社会性低下防止の手段

 「会社をリハビリの場に使うな」

 これは精神科外来を受け持ったときに患者さん自身によく伝えていた言葉である。産業保健スタッフになってもその考えは変わっていない。

 復帰の際は原則定時勤務をできることを前提に復帰準備を行う。職場の状況を伝え聞くことができても見る機会が職場巡視などに限られるため、ある程度仕事を振ることができるレベルでないと、職場から不満が出ることも考えられるためである。

 ただ、休むことで急激に老化する中年以降のうつ状態の方もいる。一人暮らしで自宅にひきこもる方も少なくない。職場から連絡しても調子が良くないとのことで定期的に面談の形をとり手立てを考えてくれ、と職場からの依頼がある。

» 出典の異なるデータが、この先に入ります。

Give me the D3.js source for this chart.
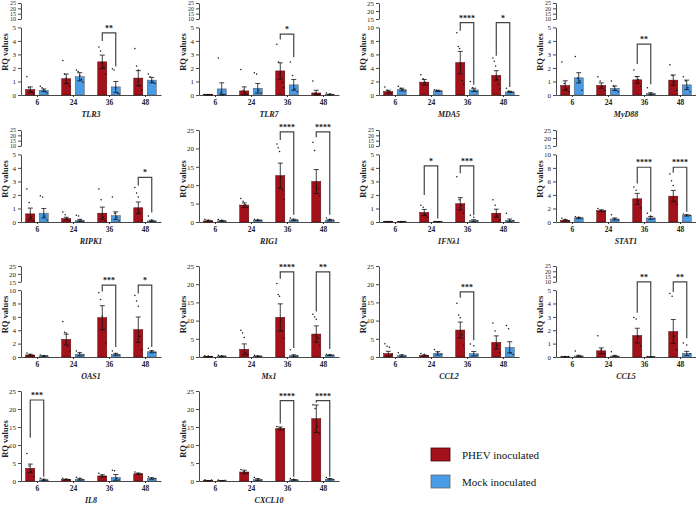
<!DOCTYPE html>
<html><head><meta charset="utf-8">
<script src="https://cdn.jsdelivr.net/npm/d3@7"></script>
<style>body{margin:0;background:#fff}svg{display:block}text{font-family:"Liberation Serif","Times New Roman",serif}</style>
</head><body><svg id="c" width="696" height="514"></svg>
<script>
const genes = ["TLR3","TLR7","MDA5","MyD88","RIPK1","RIG1","IFNλ1","STAT1","OAS1","Mx1","CCL2","CCL5","IL8","CXCL10"];
const times = [6, 24, 36, 48];
const seriesNames = ["PHEV inoculated", "Mock inoculated"];
const axisTypes = ["A","A","B","A","A","C","A","B","B","C","C","A","C","C"];

const phevMean = [
  [0.4,1.2,2.45,1.25],[0.02,0.3,1.78,0.15],[0.5,1.9,4.8,2.9],[0.7,0.7,1.12,1.1],
  [0.6,0.25,0.65,1.05],[0.3,4.6,12.6,11.0],[0.02,0.7,1.35,0.65],[0.25,1.67,3.43,3.82],
  [0.3,2.62,5.87,4.08],[0.1,2.1,10.9,6.3],[0.92,0.4,7.4,4.0],[0.01,0.46,1.6,1.9],
  [3.5,0.4,1.4,2.0],[0.1,2.5,14.6,17.3]];
const phevSem = [
  [0.2,0.35,0.5,0.55],[0.01,0.3,0.6,0.2],[0.2,0.4,1.65,0.7],[0.35,0.2,0.25,0.38],
  [0.43,0.1,0.45,0.43],[0.2,0.6,3.4,3.25],[0.01,0.23,0.45,0.3],[0.1,0.13,0.8,0.85],
  [0.12,0.8,1.8,1.9],[0.05,1.5,3.7,2.25],[0.65,0.15,2.2,1.8],[0.01,0.22,0.55,0.9],
  [1.2,0.1,0.3,0.2],[0.05,0.5,0.4,3.8]];
const mockMean = [
  [0.35,1.35,0.6,1.1],[0.45,0.5,0.75,0.03],[0.8,0.6,0.75,0.45],[1.27,0.5,0.1,0.75],
  [0.65,0.12,0.47,0.08],[0.3,0.45,0.55,0.5],[0.02,0.02,0.1,0.12],[0.59,0.45,0.6,0.98],
  [0.15,0.4,0.4,0.78],[0.2,0.2,0.35,0.5],[0.35,1.0,0.9,2.65],[0.08,0.07,0.01,0.27],
  [0.3,0.5,1.0,0.7],[0.1,0.4,0.3,0.5]];
const mockSem = [
  [0.1,0.3,0.4,0.2],[0.45,0.35,0.4,0.03],[0.2,0.1,0.25,0.1],[0.38,0.17,0.07,0.35],
  [0.35,0.08,0.28,0.05],[0.15,0.1,0.2,0.2],[0.01,0.01,0.07,0.1],[0.1,0.15,0.2,0.1],
  [0.05,0.22,0.15,0.15],[0.1,0.1,0.25,0.1],[0.25,0.45,0.6,1.55],[0.05,0.05,0.01,0.15],
  [0.2,0.25,0.8,0.2],[0.05,0.25,0.1,0.2]];

const phevDots = [
  [[1.3,0.5,0.3,0.2,0.1],[2.5,1.5,1.2,0.8,0.6],[3.5,3.2,2.3,2.0,1.5],[3.4,2.1,1.8,0.6,0.3]],
  [[0,0,0,0],[1.85,0.3,0.1,0],[3.7,2.4,1.5,0.9,0.5],[1.0,0.1,0,0]],
  [[1.1,0.6,0.4,0.2],[2.9,2.3,1.8,1.3],[9.1,7.1,6.8,4.5,2.0,1.5],[5.4,4.9,4.2,2.2,1.5,0.8]],
  [[2.4,0.8,0.4,0.2],[1.3,1.0,0.6,0.3],[1.8,1.3,1.1,0.6],[2.2,1.4,0.9,0.3]],
  [[2.4,1.4,0.3,0.05],[0.7,0.5,0.2,0.05],[2.4,1.6,0.3,0.05],[2.5,2.1,1.8,0.7,0.1]],
  [[0.6,0.3,0.1],[6.2,5.5,4.5,3.8],[21.0,20.0,19.0,12,8.5,6],[21.5,19.3,9.5,8.8,7]],
  [[0,0,0,0],[1.2,1.05,0.5,0.3],[3.3,1.6,1.2,0.6],[1.6,1.2,0.4,0.1]],
  [[0.45,0.3,0.1],[1.9,1.6,1.5],[5.1,4.6,3.0,2.0],[7.0,6.0,5.3,3.0,2.5]],
  [[0.5,0.3,0.1],[5.2,3.6,3.5,1.5,0.8],[9.5,8.5,6,4,2],[9.1,8.3,7.5,3,1]],
  [[0.2,0.1,0],[7.2,6.4,5.2,1,0.5],[20.0,17,16.5,10,7,5],[11.6,10.8,10.2,5,3]],
  [[3.5,2.8,2.5,0.3],[0.8,0.6,0.2],[14.6,11.4,10.6,6,3],[9.2,7.0,3,1]],
  [[0,0,0],[1.55,0.5,0.2],[2.9,2.8,1.5,0.8],[4.7,4.5,1.5,0.5]],
  [[7.5,4,2.5,1],[0.6,0.4,0.2],[2.0,1.5,1.0],[2.3,2.0,1.8]],
  [[0.2,0.1],[3.0,2.5,2.0],[15.0,14.6,14.2],[21,20,15,13]]];
const mockDots = [
  [[0.6,0.5,0.35,0.2,0.1],[1.8,1.7,1.4,1.1,0.9],[1.9,1.8,0.5,0.1,0.05],[1.5,1.3,1.0,0.9,0.8]],
  [[2.7,0.1,0,0],[1.6,1.5,0.3,0.1],[2.4,1.4,0.4,0.2],[0.1,0.05,0]],
  [[1.2,0.9,0.7,0.5],[0.7,0.6,0.55,0.5],[1.9,1.0,0.6,0.4],[0.9,0.5,0.4,0.3]],
  [[2.8,1.2,1.0,0.3],[1.0,0.6,0.3,0.2],[0.5,0.05,0.02],[1.3,1.0,0.5,0.2]],
  [[1.9,1.8,0.4,0.1],[0.45,0.4,0.1,0.02],[1.8,0.6,0.3,0.05],[0.4,0.1,0.02]],
  [[0.5,0.3,0.1],[0.6,0.5,0.4],[0.9,0.6,0.4],[0.9,0.6,0.4]],
  [[0,0,0,0],[0,0,0,0],[0.45,0.3,0.05],[0.6,0.1,0.05]],
  [[0.7,0.6,0.5],[1.0,0.4,0.2],[1.2,0.8,0.4],[1.1,1.0,0.9]],
  [[0.2,0.15,0.1],[0.8,0.6,0.2],[0.8,0.4,0.2],[1.2,0.8,0.6]],
  [[0.3,0.2,0.1],[0.3,0.2,0.1],[1.8,0.3,0.1],[0.6,0.5,0.4]],
  [[1.0,0.4,0.1],[1.9,1.2,0.5],[3.4,2.9,0.3],[8.5,7.6,1,0.5]],
  [[0.4,0.05,0],[0.35,0.05,0],[0,0,0],[1.0,0.85,0.2]],
  [[0.6,0.3,0.1],[0.9,0.5,0.2],[2.8,2.7,0.5,0.1],[1.0,0.7,0.5]],
  [[0.1,0.05],[0.8,0.3,0.1],[0.5,0.3,0.1],[0.8,0.5,0.3]]];

// significance brackets: [gene index, time, top value, left leg end, right leg end, label]
const brackets = [
  [0,36,4.6,4.0,2.1,"**"],
  [1,36,4.5,4.1,2.8,"*"],
  [2,36,12.8,9.5,1.5,"****"],[2,48,12.8,5.8,1.2,"*"],
  [3,36,3.76,2.3,0.8,"**"],
  [4,48,3.3,2.7,0.7,"*"],
  [5,36,24.5,22.3,2.0,"****"],[5,48,24.5,23.0,2.0,"****"],
  [6,24,4.15,2.0,0.25,"*"],[6,36,4.15,3.6,0.5,"***"],
  [7,36,8.1,5.7,1.5,"****"],[7,48,8.1,7.3,1.5,"****"],
  [8,36,13,9.8,1.5,"***"],[8,48,13,9.5,1.5,"*"],
  [9,36,23.4,21.5,2.5,"****"],[9,48,23.4,12.5,2.2,"**"],
  [10,36,17.9,16.3,4.6,"***"],
  [11,36,10,3.3,0.1,"**"],[11,48,10,4.85,1.4,"**"],
  [12,6,22.5,12,1.2,"***"],
  [13,36,22.3,16,1.2,"****"],[13,48,22.3,21.8,1.2,"****"]];

const colX = [21, 199, 379, 556];
const rowTop = [3, 130, 266, 391];
const rowBase = [95, 222, 357, 481];
const red = "#a3121a", blue = "#4a9be5";

const svg = d3.select("#c");

function makeY(type, top, base) {
  const H = base - top;
  if (type === "C") {
    return {scale: d3.scaleLinear().domain([0,25]).range([base,top]),
            segs: [{d:[0,25], ticks:[0,5,10,15,20,25], fs:7}]};
  }
  const lowTop = base - H*0.735, upBot = lowTop - H*0.091;
  const lowMax = type === "A" ? 5 : 10, upMin = type === "A" ? 10 : 15;
  const scale = d3.scaleLinear().domain([0,lowMax,upMin,25]).range([base,lowTop,upBot,top]);
  return {scale, segs: [
    {d:[0,lowMax], ticks: type === "A" ? [0,1,2,3,4,5] : [0,2,4,6,8,10], fs:7},
    {d:[upMin,25], ticks: type === "A" ? [10,15,20,25] : [15,20,25], fs: type === "A" ? 6 : 7}]};
}

const panels = [];
genes.forEach((g, i) => {
  const row = Math.floor(i/4), col = i % 4;
  const x0 = colX[col], top = rowTop[row], base = rowBase[row];
  const x = d3.scalePoint().domain(times).range([x0, x0+140]).padding(0.444);
  const xs = d3.scaleBand().domain(seriesNames).range([-11.25, 11.25]).paddingInner(0.33);
  const yo = makeY(axisTypes[i], top, base);
  const y = yo.scale;
  const gp = svg.append("g");
  panels.push({x, xs, y});

  // y axis segments
  yo.segs.forEach(s => {
    const sub = d3.scaleLinear().domain(s.d).range([y(s.d[0]), y(s.d[1])]);
    const ax = gp.append("g").attr("transform", `translate(${x0},0)`)
      .call(d3.axisLeft(sub).tickValues(s.ticks).tickFormat(d3.format("d"))
        .tickSize(3).tickSizeOuter(0).tickPadding(2));
    ax.select(".domain").attr("stroke", "#333").attr("stroke-width", 0.9);
    ax.selectAll(".tick line").attr("stroke", "#333").attr("stroke-width", 0.9);
    ax.selectAll("text").attr("font-size", s.fs).attr("fill", "#222")
      .style("font-family", '"Liberation Serif",serif');
  });
  // x axis
  const xa = gp.append("g").attr("transform", `translate(0,${base})`)
    .call(d3.axisBottom(x).tickSize(2).tickSizeOuter(0).tickPadding(3));
  xa.select(".domain").attr("stroke", "#333").attr("stroke-width", 0.9);
  xa.selectAll(".tick line").attr("stroke", "#333");
  xa.selectAll("text").attr("font-size", 7.5).attr("font-weight", "bold").attr("fill", "#222")
    .style("font-family", '"Liberation Serif",serif');

  // y label
  gp.append("text").attr("transform", `translate(${x0-13},${(top+base)/2+3}) rotate(-90)`)
    .attr("text-anchor", "middle").attr("font-size", 8.5).attr("font-weight", "bold")
    .attr("fill", "#222").text("RQ values");
  // gene label
  gp.append("text").attr("x", x0+70).attr("y", base+22).attr("text-anchor", "middle")
    .attr("font-size", 8).attr("font-weight", "bold").attr("font-style", "italic")
    .attr("fill", "#222").text(g);

  const series = [
    {name: seriesNames[0], mean: phevMean[i], sem: phevSem[i], dots: phevDots[i], color: red, stroke: "#4a0000"},
    {name: seriesNames[1], mean: mockMean[i], sem: mockSem[i], dots: mockDots[i], color: blue, stroke: "#555"}];
  const bw = xs.bandwidth();
  series.forEach(s => {
    times.forEach((t, j) => {
      const bx = x(t) + xs(s.name);
      const v = s.mean[j];
      gp.append("rect").attr("x", bx).attr("width", bw)
        .attr("y", y(v)).attr("height", Math.max(0, base - y(v)))
        .attr("fill", s.color).attr("stroke", s.stroke).attr("stroke-width", 0.5);
      const cx = bx + bw/2;
      const lo = Math.max(0, v - s.sem[j]), hi = v + s.sem[j];
      gp.append("path").attr("d", `M${cx},${y(lo)}V${y(hi)}M${cx-2.5},${y(hi)}H${cx+2.5}M${cx-2.5},${y(lo)}H${cx+2.5}`)
        .attr("stroke", "#111").attr("stroke-width", 0.8).attr("fill", "none");
      const d = s.dots[j], n = d.length;
      d.forEach((dv, k) => {
        gp.append("circle").attr("cx", cx + (k - (n-1)/2) * (bw*0.75/Math.max(n-1,1)))
          .attr("cy", y(dv) - 0.6).attr("r", 0.75).attr("fill", "#111");
      });
    });
  });
});

// brackets
brackets.forEach(([gi, t, topv, lv, rv, lab]) => {
  const {x, xs, y} = panels[gi];
  const bw = xs.bandwidth();
  const xl = x(t) + xs(seriesNames[0]) + bw/2, xr = x(t) + xs(seriesNames[1]) + bw/2;
  svg.append("path").attr("d", `M${xl},${y(lv)}V${y(topv)}H${xr}V${y(rv)}`)
    .attr("fill", "none").attr("stroke", "#444").attr("stroke-width", 1.2);
  svg.append("text").attr("x", (xl+xr)/2).attr("y", y(topv) - 2).attr("text-anchor", "middle")
    .attr("font-size", 8).attr("font-weight", "bold").attr("fill", "#111").text(lab);
});

// legend
const lg = svg.append("g");
seriesNames.forEach((n, k) => {
  lg.append("rect").attr("x", 431).attr("y", 448 + k*27).attr("width", 19).attr("height", 13)
    .attr("fill", k === 0 ? red : blue).attr("stroke", k === 0 ? "#4a0000" : "#666").attr("stroke-width", 0.8);
  lg.append("text").attr("x", 462).attr("y", 458.5 + k*27).attr("font-size", 11).attr("fill", "#111").text(n);
});
</script></body></html>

 できることは少なく、治療で調子が戻るのを待つケースが殆どであるが、面談しているうちに急にさっぱりとして外見が社会人なりに戻った方がいた。薬物療法も変わっていないのに何故だろう…?

 話を聞くと「これから上司と喫茶店で話をするんです」との言葉が出てきた。直接仕事をされる人と会うのは社会性を戻すいい機会になるようだ。それまでに休養や薬物調整で調子が一定程度戻ることが必須になるが。

 産業保健スタッフや外部医療機関はあくまで外野のことが多く、社会性の評価をするには職場や上司の協力を要することもある。「なんで俺が行かなきゃいけないんだよ」という上司も中にはいる。それでも、<課長の力が必要なんです。最後の後押しがその肩にかかっているんです>としぶしぶでも協力してもらえるようにお願いしている。

 変化を起こす相手は上司やお世話になっている人、同僚・同期など、世話焼きであれば後輩も変化のきっかけになることがある。中にはリワークに行くことで「周りによく見られたい」から変化を起こすケースもある。

 誰の動きで調子が上がったのか。それがわかると悪化時の対策まで考えることができる。普段の身なりや髪型、雰囲気などの客観的な評価を記録に残しておくと、変化時の評価がやりやすくなる。